Since reading these two quotes in "The Secret Life of Bees," I have paid attention to them. For me, when my heart is lifted I know the good it does for my soul. 

And I recognize that I can't make anyone's heart lift, they need to be in a place to receive it. But when I think about it, choosing what matters can lead to an opening for a heart to be lifted: giving someone my undivided attention, listening, asking questions, speaking truth, even sharing my "duh" moments (and at my age I have many that I can share :-0!).

My prayer for myself and anyone that reads this post is the aim will be, to choose what matters...especially when it is hard.

How has someone lifted your heart recently? What would it look like to lift another's heart by choosing what matters?
 

Sunday, January 18, 2015

His Presence....


"Come to me with a thankful heart so you can enjoy My presence."

Yesterday when I read these words in a devotional, I began to journal about them and something new came to me. I certainly know that the Lord is with me all the time, but I had not thought about the space or connection that happens when I am acknowledging my thankfulness. I had not thought about it being a place/space where I am enjoying His presence. Becoming aware of that makes a difference in me. Now, when I thank Him, I will have a different view of that space and time.

When someone thanks you for something, how do you respond? How does it make you feel?  As you think about that, what's your view of God's response to us when we are thanking Him?
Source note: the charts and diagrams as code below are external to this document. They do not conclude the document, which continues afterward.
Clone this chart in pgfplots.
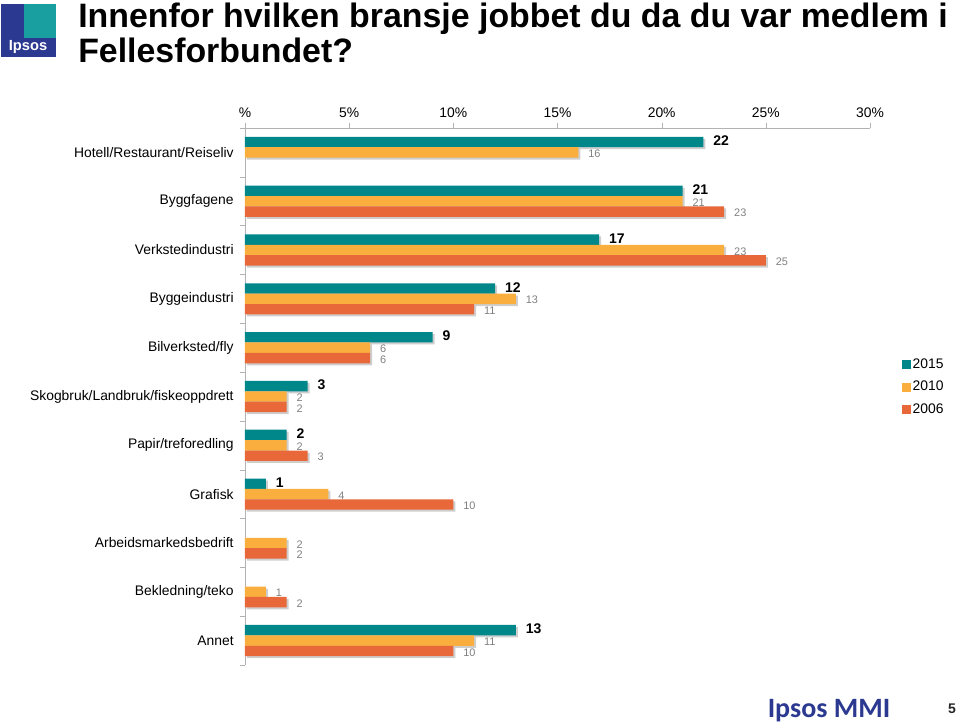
\documentclass[border=0pt]{standalone}
\usepackage{fontspec}
\setmainfont{Liberation Sans}
\newfontfamily\carlito{Carlito}
\usepackage{pgfplots}
\pgfplotsset{compat=1.18}
\definecolor{cA}{HTML}{00878A}
\definecolor{cB}{HTML}{F9AE3E}
\definecolor{cC}{HTML}{E8683A}
\definecolor{ipsblue}{HTML}{2B3990}
\definecolor{ipsteal}{HTML}{1A9FA0}
\tikzset{shadowed/.style={preaction={fill=black!35, opacity=0.55, transform canvas={shift={(1.5pt,-1.5pt)}}}}}
\begin{document}
\begin{tikzpicture}
\begin{scope}[x=0.75pt,y=0.75pt]
\path[use as bounding box] (0,0) rectangle (960,728);
% logo
\fill[ipsblue] (1,671) rectangle (56,724);
\fill[ipsteal] (24,690) rectangle (56,724);
\node[anchor=base, white, font=\bfseries\fontsize{11}{12}\selectfont] at (28,677) {Ipsos};
% title
\node[anchor=base west, inner sep=0pt, font=\bfseries\fontsize{25.4}{30}\selectfont] at (78,700) {Innenfor hvilken bransje jobbet du da du var medlem i};
\node[anchor=base west, inner sep=0pt, font=\bfseries\fontsize{25.4}{30}\selectfont] at (78,665) {Fellesforbundet?};
% footer
\node[anchor=base, inner sep=0pt, ipsblue, font=\carlito\bfseries\fontsize{21}{24}\selectfont] at (829,10) {Ipsos MMI};
\node[anchor=base, inner sep=0pt, font=\bfseries\fontsize{10.5}{12}\selectfont, black!85] at (952,14) {5};
\end{scope}
\begin{axis}[
  at={(183.75pt,450pt)}, anchor=north west,
  scale only axis, width=468.75pt, height=402.75pt,
  xmin=0, xmax=30, ymin=-0.5, ymax=10.5,
  xbar, bar width=7.8pt,
  axis x line*=top, axis y line*=left,
  axis line style={gray!60},
  xtick={0,5,...,30}, xticklabels={\%,5\%,10\%,15\%,20\%,25\%,30\%},
  ytick={0,...,10},
  yticklabels={Annet,Bekledning/teko,Arbeidsmarkedsbedrift,Grafisk,Papir/treforedling,Skogbruk/Landbruk/fiskeoppdrett,Bilverksted/fly,Byggeindustri,Verkstedindustri,Byggfagene,Hotell/Restaurant/Reiseliv},
  minor ytick={-0.5,0.5,...,10.5},
  tick align=outside, major tick length=4pt, minor tick length=4pt,
  major y tick style={draw=none}, minor y tick style={gray!60},
  major x tick style={gray!60},
  tick label style={font=\fontsize{10.4}{12}\selectfont},
  yticklabel style={xshift=-1pt},
  /pgf/number format/assume math mode=true,
  legend style={at={(1.05,0.518)}, anchor=west, draw=none, fill=none,
    font=\fontsize{10.4}{12}\selectfont, row sep=6pt, inner sep=0pt,
    nodes={inner xsep=2pt, inner ysep=1pt}},
  legend cell align=left,
  clip=false,
]
\addplot[forget plot, fill=cA, draw=none, bar shift=7.8pt, shadowed,
  nodes near coords, every node near coord/.append style={font=\bfseries\fontsize{10.5}{12}\selectfont, black, xshift=4pt, yshift=1pt, inner ysep=0pt}]
  coordinates {(22,10) (21,9) (17,8) (12,7) (9,6) (3,5) (2,4) (1,3) (13,0)};
\addplot[forget plot, fill=cB, draw=none, bar shift=0pt, shadowed,
  nodes near coords, every node near coord/.append style={font=\fontsize{8.2}{9}\selectfont, gray, xshift=4pt, yshift=-1pt, inner ysep=0pt}]
  coordinates {(16,10) (21,9) (23,8) (13,7) (6,6) (2,5) (2,4) (4,3) (2,2) (1,1) (11,0)};
\addplot[forget plot, fill=cC, draw=none, bar shift=-7.8pt, shadowed,
  nodes near coords, every node near coord/.append style={font=\fontsize{8.2}{9}\selectfont, gray, xshift=4pt, yshift=-1pt, inner ysep=0pt}]
  coordinates {(23,9) (25,8) (11,7) (6,6) (2,5) (3,4) (10,3) (2,2) (2,1) (10,0)};
\addlegendimage{legend image code/.code={\fill[cA] (0pt,-3pt) rectangle (6pt,3pt);}}
\addlegendentry{2015}
\addlegendimage{legend image code/.code={\fill[cB] (0pt,-3pt) rectangle (6pt,3pt);}}
\addlegendentry{2010}
\addlegendimage{legend image code/.code={\fill[cC] (0pt,-3pt) rectangle (6pt,3pt);}}
\addlegendentry{2006}
\end{axis}
\end{tikzpicture}
\end{document}
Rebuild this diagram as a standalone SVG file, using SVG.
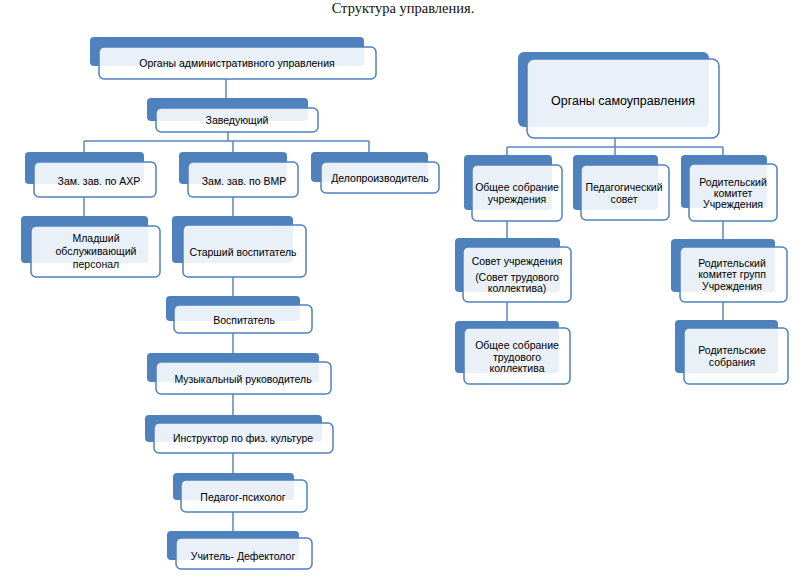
<svg xmlns="http://www.w3.org/2000/svg" width="800" height="578" viewBox="0 0 800 578">
<style>
.bg{fill:#4F81BD}
.fg{fill:#ffffff;fill-opacity:0.88;stroke:#4F81BD;stroke-width:1.5}
.t{font-family:"Liberation Sans",Arial,sans-serif;font-size:10.5px;fill:#000;text-anchor:middle}
.tl{font-family:"Liberation Sans",Arial,sans-serif;font-size:12.5px;fill:#000;text-anchor:middle}
.title{font-family:"Liberation Serif","Times New Roman",serif;font-size:14.5px;fill:#111;text-anchor:middle}
.c{fill:none;stroke:#5A87C0;stroke-width:1.5}
</style>
<rect width="800" height="578" fill="#ffffff"/>
<text class="title" x="403" y="13">Структура управления.</text>
<g id="connectors">
<path class="c" d="M226 79V98"/>
<path class="c" d="M228 132V141M84 141H369M84 141V152M233 141V152M369 141V152"/>
<path class="c" d="M84 197V216"/>
<path class="c" d="M233 197V216M233 277V296M233 333V353M233 394V415M233 453V473M233 512V531"/>
<path class="c" d="M615 138V147M507 147H723M507 147V155M615 147V155M723 147V155"/>
<path class="c" d="M507 221V238M507 302V321"/>
<path class="c" d="M723 221V239M723 302V320"/>
</g>
<g id="n-admin"><rect class="bg" x="90" y="37" width="274" height="29" rx="4"/><rect class="fg" x="99" y="47" width="277" height="32" rx="5"/><text class="t" x="237" y="67">Органы административного управления</text></g>
<g id="n-zav"><rect class="bg" x="147" y="98" width="161" height="23" rx="4"/><rect class="fg" x="156" y="108" width="162" height="24" rx="5"/><text class="t" x="237" y="124">Заведующий</text></g>
<g id="n-axr"><rect class="bg" x="25" y="152" width="119" height="32" rx="4"/><rect class="fg" x="34" y="162" width="122" height="35" rx="5"/><text class="t" x="99" y="185">Зам. зав. по АХР</text></g>
<g id="n-vmr"><rect class="bg" x="179" y="152" width="108" height="32" rx="4"/><rect class="fg" x="188" y="162" width="110" height="35" rx="5"/><text class="t" x="244" y="185">Зам. зав. по ВМР</text></g>
<g id="n-delo"><rect class="bg" x="311" y="152" width="117" height="30" rx="4"/><rect class="fg" x="321" y="162" width="118" height="31" rx="5"/><text class="t" x="380" y="182">Делопроизводитель</text></g>
<g id="n-mlad"><rect class="bg" x="21" y="216" width="127" height="47" rx="4"/><rect class="fg" x="31" y="226" width="129" height="51" rx="5"/><text class="t" x="96" y="242">Младший</text><text class="t" x="96" y="255">обслуживающий</text><text class="t" x="96" y="268">персонал</text></g>
<g id="n-star"><rect class="bg" x="172" y="216" width="121" height="47" rx="4"/><rect class="fg" x="183" y="225" width="123" height="52" rx="5"/><text class="t" x="243" y="256">Старший воспитатель</text></g>
<g id="n-vosp"><rect class="bg" x="166" y="296" width="134" height="25" rx="4"/><rect class="fg" x="174" y="305" width="138" height="28" rx="5"/><text class="t" x="244" y="324">Воспитатель</text></g>
<g id="n-muz"><rect class="bg" x="147" y="353" width="172" height="29" rx="4"/><rect class="fg" x="156" y="362" width="175" height="32" rx="5"/><text class="t" x="243" y="383">Музыкальный руководитель</text></g>
<g id="n-fiz"><rect class="bg" x="145" y="415" width="177" height="27" rx="4"/><rect class="fg" x="154" y="423" width="179" height="30" rx="5"/><text class="t" x="243" y="442">Инструктор по физ. культуре</text></g>
<g id="n-psy"><rect class="bg" x="173" y="473" width="121" height="27" rx="4"/><rect class="fg" x="181" y="480" width="126" height="32" rx="5"/><text class="t" x="243" y="501">Педагог-психолог</text></g>
<g id="n-def"><rect class="bg" x="167" y="531" width="132" height="29" rx="4"/><rect class="fg" x="176" y="538" width="136" height="31" rx="5"/><text class="t" x="243" y="560">Учитель- Дефектолог</text></g>
<g id="n-samo"><rect class="bg" x="518" y="52" width="191" height="75" rx="6"/><rect class="fg" x="527" y="59" width="192" height="79" rx="7"/><text class="tl" x="623" y="105">Органы самоуправления</text></g>
<g id="n-obsch"><rect class="bg" x="464" y="155" width="88" height="55" rx="4"/><rect class="fg" x="472" y="165" width="90" height="56" rx="5"/><text class="t" x="517" y="191">Общее собрание</text><text class="t" x="517" y="203">учреждения</text></g>
<g id="n-ped"><rect class="bg" x="573" y="155" width="85" height="55" rx="4"/><rect class="fg" x="581" y="165" width="88" height="55" rx="5"/><text class="t" x="624" y="191">Педагогический</text><text class="t" x="624" y="203">совет</text></g>
<g id="n-rodk"><rect class="bg" x="681" y="155" width="86" height="53" rx="4"/><rect class="fg" x="689" y="164" width="88" height="57" rx="5"/><text class="t" x="733" y="186">Родительский</text><text class="t" x="733" y="197">комитет</text><text class="t" x="733" y="208">Учреждения</text></g>
<g id="n-sovet"><rect class="bg" x="455" y="238" width="105" height="54" rx="4"/><rect class="fg" x="463" y="247" width="108" height="55" rx="5"/><text class="t" x="517" y="265">Совет учреждения</text><text class="t" x="517" y="281">(Совет трудового</text><text class="t" x="517" y="292">коллектива)</text></g>
<g id="n-obtr"><rect class="bg" x="455" y="321" width="104" height="52" rx="4"/><rect class="fg" x="464" y="328" width="106" height="56" rx="5"/><text class="t" x="517" y="349">Общее собрание</text><text class="t" x="517" y="361">трудового</text><text class="t" x="517" y="372">коллектива</text></g>
<g id="n-rodg"><rect class="bg" x="671" y="239" width="104" height="53" rx="4"/><rect class="fg" x="680" y="247" width="107" height="55" rx="5"/><text class="t" x="732" y="267">Родительский</text><text class="t" x="732" y="278">комитет групп</text><text class="t" x="732" y="290">Учреждения</text></g>
<g id="n-rods"><rect class="bg" x="675" y="320" width="103" height="53" rx="4"/><rect class="fg" x="684" y="328" width="104" height="56" rx="5"/><text class="t" x="732" y="354">Родительские</text><text class="t" x="732" y="366">собрания</text></g>
</svg>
Wednesday, January 14, 2015

Change and Trust





Words...

....words are very important to me.  When I think about putting words to 2014, change and trust would be two key words that would describe the year.  The more I reflect on those two words, I know for me to live a life that is full of change, moving to a place of trust, comes along with it. There were many changes in 2014 and trust did not come automatically....so saying those words and surrendering or accepting change are two different things. 

Throughout last year there began a shift in me--that being, when change was taking place all around me, instead of pushing it down, conforming or escaping in my mind to whatever would keep me from experiencing the reality of what was going on--pain or hurt or disappointment, I began to live in a place of freedom, expressing to God what was really going on inside...what angered me, what hurt me,what disappointed me--being authentic and expressive with God. This was a new place for me. A previous strong hold, was an assumption from teachings and experience, that if I really shared with Him how I was feeling, it would mean He would withdraw His love.

Much to my surprise, as I was authentic with Him, I did not feel a loss of love--as a matter of fact, one of the things that helped, was thinking about the people in scripture who were authentic with God--Jonah, Job, David, and Jacob and what their relationship was like with Him. Change was going on in their lives, they expressed themselves and there became places of trust.

The thing is, what I have known for all these years of being a follower of Christ is that I know that God already knows my heart and my thoughts, so what I expressed was no surprise to Him. It felt like being authentic and not holding back, made our relationship have a stronger bond.  At one point I even wondered, was that one of the reasons David was a man after God's own heart-he expressed himself to God without restraint of what was going on in his heart and mind? These things helped me to move to a new place of freedom in my relationship with God.

I am thankful for the change in me and that I feel the freedom to be authentic with God, I know that I know I will not loose His love. I trust that. And because I am being authentic with Him, that among other changes are flowing into the relationships I have with other people. 

When you think about changes in your life, how do you express yourself to God? What is your connection with God like during a time of change?  What would it take to shift you to a place of trust?